== Excerpted records ==
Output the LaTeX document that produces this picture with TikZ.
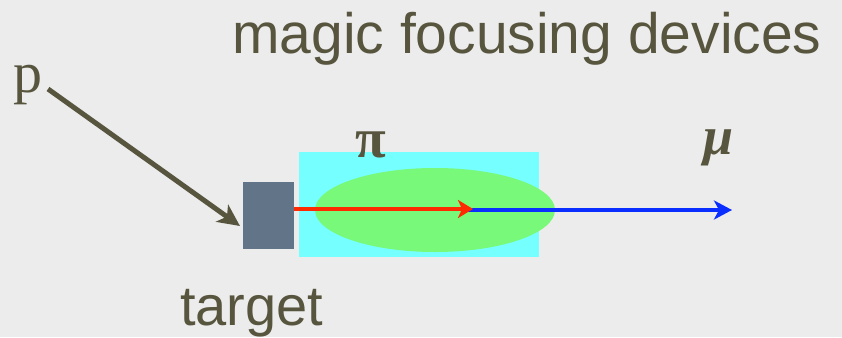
\documentclass[tikz,border=0pt]{standalone}
\usepackage{fontspec}
\setmainfont{Liberation Serif}
\newfontfamily\lsans{Liberation Sans}
\usetikzlibrary{arrows.meta,shapes.geometric}
\definecolor{bgc}{HTML}{ECECEC}
\definecolor{olive}{HTML}{58553F}
\definecolor{tgt}{HTML}{627488}
\definecolor{cyanbox}{HTML}{75FFFF}
\definecolor{greenel}{HTML}{78F97A}
\definecolor{redbeam}{HTML}{FF2A00}
\definecolor{bluebeam}{HTML}{0A2EFF}
\tikzset{
  lbl/.style={inner sep=0pt, text=olive},
  beam/.style={line width=3.5pt},
}
\begin{document}
\begin{tikzpicture}[x=1pt,y=-1pt]
\fill[bgc] (0,0) rectangle (842,337);
\useasboundingbox (0,0) rectangle (842,337);
% shapes
\node[fill=cyanbox, inner sep=0pt, minimum width=240pt, minimum height=105pt] (dev) at (419,204.5) {};
\node[fill=greenel, ellipse, inner sep=0pt, minimum width=240pt, minimum height=84pt] (foc) at (435,210) {};
\node[fill=tgt, inner sep=0pt, minimum width=51pt, minimum height=67pt] (target) at (268.5,215.5) {};
% labels
\node[lbl, anchor=base west, font=\lsans\fontsize{57}{60}\selectfont] (title) at (232,53) {magic focusing devices};
\node[lbl, anchor=base west, font=\lsans\fontsize{56}{60}\selectfont] (tlab) at (180,325) {target};
\node[lbl, anchor=base west, font=\fontsize{58}{60}\selectfont] (p) at (13,92) {p};
\node[lbl, anchor=base, font=\bfseries\fontsize{56}{60}\selectfont] (pi) at (371,157) {π};
\node[lbl, anchor=base, font=\bfseries\itshape\fontsize{54}{60}\selectfont] (mu) at (719,154) {μ};
% connectors
\coordinate (pstart) at (48,89);
\coordinate (ptip) at (240,226);
\coordinate (rtip) at (473,209);
\coordinate (bstart) at (462,210);
\coordinate (btip) at (732,210);
\draw[olive, line width=5pt, -{Stealth[length=22pt,width=21pt,inset=6pt]}] (pstart) -- (ptip);
\draw[bluebeam, beam, -{Stealth[length=18pt,width=19pt,inset=5pt]}] (bstart) -- (btip);
\draw[redbeam, beam, -{Stealth[length=15pt,width=18pt,inset=4pt]}] (target.east |- rtip) -- (rtip);
\end{tikzpicture}
\end{document}
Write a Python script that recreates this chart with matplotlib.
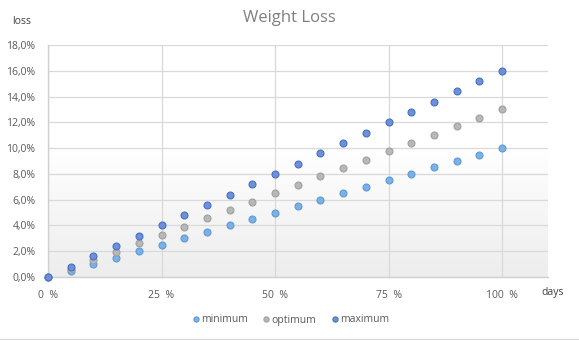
import matplotlib
matplotlib.use("Agg")
import matplotlib.pyplot as plt
import numpy as np
from matplotlib.colors import LinearSegmentedColormap

days = [0, 5, 10, 15, 20, 25, 30, 35, 40, 45, 50, 55, 60, 65, 70, 75, 80, 85, 90, 95, 100]
minimum = [0.0, 0.5, 1.0, 1.5, 2.0, 2.5, 3.0, 3.5, 4.0, 4.5, 5.0, 5.5, 6.0, 6.5, 7.0, 7.5, 8.0, 8.5, 9.0, 9.5, 10.0]
optimum = [0.0, 0.65, 1.3, 1.95, 2.6, 3.25, 3.9, 4.55, 5.2, 5.85, 6.5, 7.15, 7.8, 8.45, 9.1, 9.75, 10.4, 11.05, 11.7, 12.35, 13.0]
maximum = [0.0, 0.8, 1.6, 2.4, 3.2, 4.0, 4.8, 5.6, 6.4, 7.2, 8.0, 8.8, 9.6, 10.4, 11.2, 12.0, 12.8, 13.6, 14.4, 15.2, 16.0]
x_ticks = [0, 25, 50, 75, 100]
x_labels = ["0  %", "25  %", "50  %", "75  %", "100  %"]
y_ticks = [0, 2, 4, 6, 8, 10, 12, 14, 16, 18]

plt.rcParams['font.family'] = ['Open Sans', 'DejaVu Sans']

fig = plt.figure(figsize=(5.79, 3.40), dpi=100)
ax = fig.add_axes([48/579, 1-277/340, 500/579, 232/340])

# gradient background
grad = np.linspace(0, 1, 256).reshape(-1, 1)
cmap = LinearSegmentedColormap.from_list("g", [(0, "#ededed"), (0.55, "#ffffff"), (1, "#ffffff")])
ax.imshow(grad, extent=[0, 110.1, 0, 18], origin="lower", aspect="auto", cmap=cmap, zorder=0)

ax.set_xlim(0, 110.1)
ax.set_ylim(0, 18)
ax.set_xticks(x_ticks)
ax.set_xticklabels(x_labels)
ax.set_yticks(y_ticks)
ax.set_yticklabels([f"{v:.1f}%".replace(".", ",") for v in y_ticks])
ax.grid(True, color="#d9d9d9", linewidth=0.9, zorder=1)
ax.tick_params(length=0, labelsize=7.5, colors="#595959")
ax.tick_params(axis="y", pad=9)
ax.tick_params(axis="x", pad=9)
for s in ["top", "right"]:
    ax.spines[s].set_visible(False)
for s in ["left", "bottom"]:
    ax.spines[s].set_color("#d0d0d0")
    ax.spines[s].set_linewidth(1.0)

ms = 5.0
ax.plot(days, minimum, "o", ms=ms, mfc="#7eb0e6", mec="#5b9bd5", mew=0.8, label="minimum", zorder=3, clip_on=False)
ax.plot(days, optimum, "o", ms=ms, mfc="#b8b8b8", mec="#a0a0a0", mew=0.8, label="optimum", zorder=3, clip_on=False)
ax.plot(days, maximum, "o", ms=ms, mfc="#6f8fd8", mec="#4472c4", mew=0.8, label="maximum", zorder=3, clip_on=False)

fig.text(289/579, 1-18/340, "Weight Loss", ha="center", va="center", fontsize=12, color="#7f7f7f")
fig.text(22/579, 1-22/340, "loss", ha="center", va="center", fontsize=7.5, color="#404040")
fig.text(553/579, 1-292/340, "days", ha="center", va="center", fontsize=7.5, color="#404040")

leg = ax.legend(loc="center", bbox_to_anchor=(291/579, 1-320/340), bbox_transform=fig.transFigure,
                ncol=3, frameon=False, fontsize=7.5, handlelength=0.6, handletextpad=0.2,
                columnspacing=1.5, markerscale=0.75)
for t in leg.get_texts():
    t.set_color("#595959")

fig.add_artist(plt.Line2D([0, 1], [1.5/340, 1.5/340], color="#d9d9d9", lw=1, transform=fig.transFigure))

fig.savefig("out.png", dpi=100)
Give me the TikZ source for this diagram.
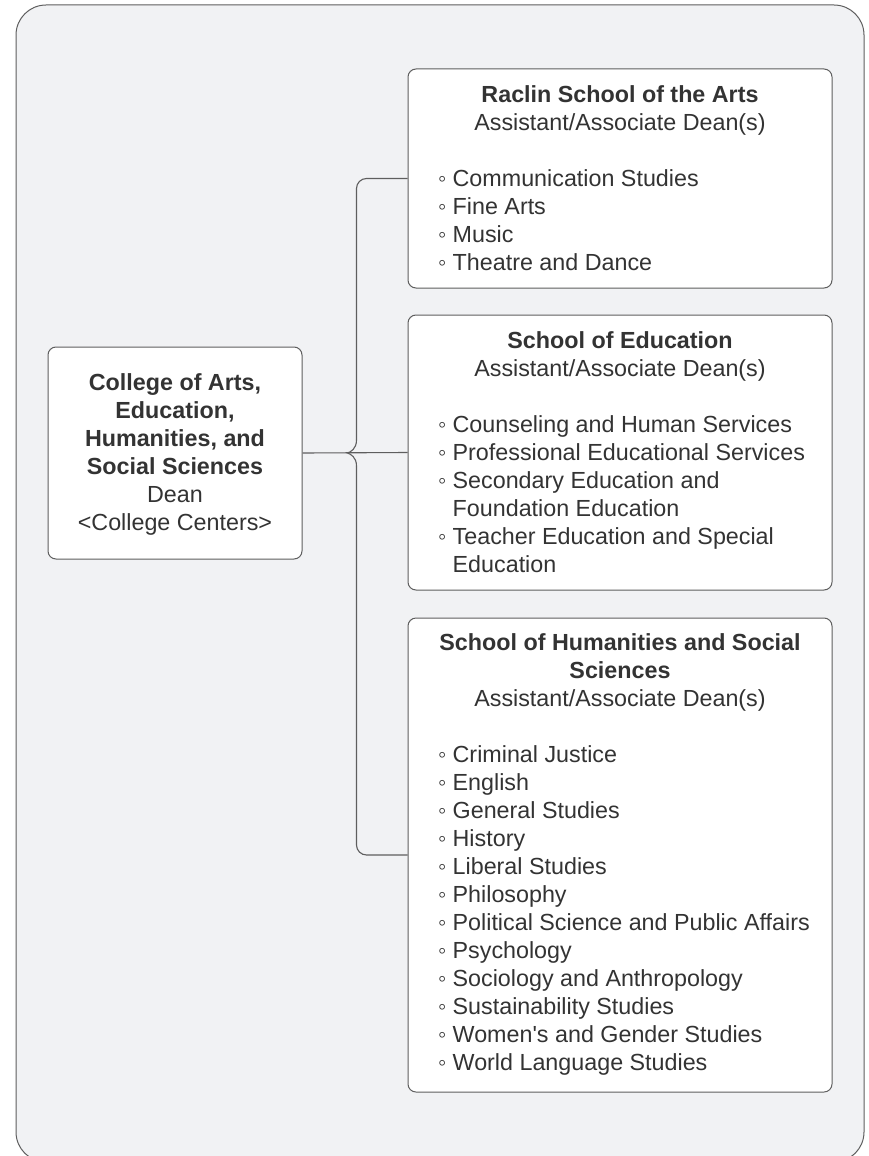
\documentclass[tikz,border=0pt]{standalone}
\usepackage{fontspec}
\setmainfont{Liberation Sans}
\newfontfamily\plainquote{Liberation Sans}
\usetikzlibrary{calc}
\definecolor{bg}{HTML}{F1F2F4}
\definecolor{ink}{HTML}{333333}
\definecolor{edgec}{HTML}{5E5E5E}
\newcommand\bul{\makebox[14.5pt][l]{◦}}
\newcommand\cont{\hspace*{14.5pt}}
\begin{document}
\begin{tikzpicture}[x=1pt,y=-1pt,
  box/.style={draw=edgec, fill=white, line width=1pt, rounded corners=8pt, inner sep=0pt},
  txt/.style={text=ink, inner sep=0pt, font=\fontsize{23.3}{28}\selectfont},
  conn/.style={draw=edgec, line width=1.1pt}]
\useasboundingbox (0,0) rectangle (869,1156);
\draw[draw=edgec, fill=bg, line width=1pt, rounded corners=30pt] (16,5) rectangle (864,1162);

\node[box, minimum width=254pt, minimum height=212pt] (dean) at (175,453) {};
\node[box, minimum width=424pt, minimum height=219pt] (raclin) at (620,178.5) {};
\node[box, minimum width=424pt, minimum height=275pt] (edu) at (620,452.5) {};
\node[box, minimum width=424pt, minimum height=474pt] (hum) at (620,855) {};

% anchor=base refers to the baseline of the last line
\node[txt, anchor=base, align=center] (deanT) at (175,530)
 {\textbf{College of Arts,}\\\textbf{Education,}\\\textbf{Humanities, and}\\\textbf{Social Sciences}\\Dean\\<College Centers>};

\node[txt, anchor=base, align=center] (raclinT) at (620,130)
 {\textbf{Raclin School of the Arts}\\Assistant/Associate Dean(s)};
\node[txt, anchor=base west, align=left] (raclinL) at (438,270)
 {\bul Communication Studies\\\bul Fine Arts\\\bul Music\\\bul Theatre and Dance};

\node[txt, anchor=base, align=center] (eduT) at (620,376)
 {\textbf{School of Education}\\Assistant/Associate Dean(s)};
\node[txt, anchor=base west, align=left] (eduL) at (438,572)
 {\bul Counseling and Human Services\\\bul Professional Educational Services\\\bul Secondary Education and\\\cont Foundation Education\\\bul Teacher Education and Special\\\cont Education};

\node[txt, anchor=base, align=center] (humT) at (620,706)
 {\textbf{School of Humanities and Social}\\\textbf{Sciences}\\Assistant/Associate Dean(s)};
\node[txt, anchor=base west, align=left] (humL) at (438,1070)
 {\bul Criminal Justice\\\bul English\\\bul General Studies\\\bul History\\\bul Liberal Studies\\\bul Philosophy\\\bul Political Science and Public Affairs\\\bul Psychology\\\bul Sociology and Anthropology\\\bul Sustainability Studies\\\bul Women{\plainquote '}s and Gender Studies\\\bul World Language Studies};

\coordinate (tip) at ($(dean.east)+(45,0)$);
\draw[conn] (dean.east) -- (edu.west);
\draw[conn, rounded corners=10pt] (raclin.west) -| ($(tip)+(9,-13)$);
\draw[conn, rounded corners=10pt] (hum.west) -| ($(tip)+(9,13)$);
\draw[conn] ($(tip)+(9,-13)$) .. controls ($(tip)+(9,-4)$) and ($(tip)+(3,-1)$) .. (tip)
  .. controls ($(tip)+(3,1)$) and ($(tip)+(9,4)$) .. ($(tip)+(9,13)$);
\end{tikzpicture}
\end{document}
===
**Problem to work on:**
Transcribe exactly the lines between the one containing "Write a Python" and the one containing "from matplotlib.colors import", counting both ends. Pictures are not copied.

**Solution for this exercise:**
Write a Python script that recreates this chart with matplotlib.
import matplotlib
matplotlib.use("Agg")
import matplotlib.pyplot as plt
import numpy as np
from matplotlib.colors import LinearSegmentedColormap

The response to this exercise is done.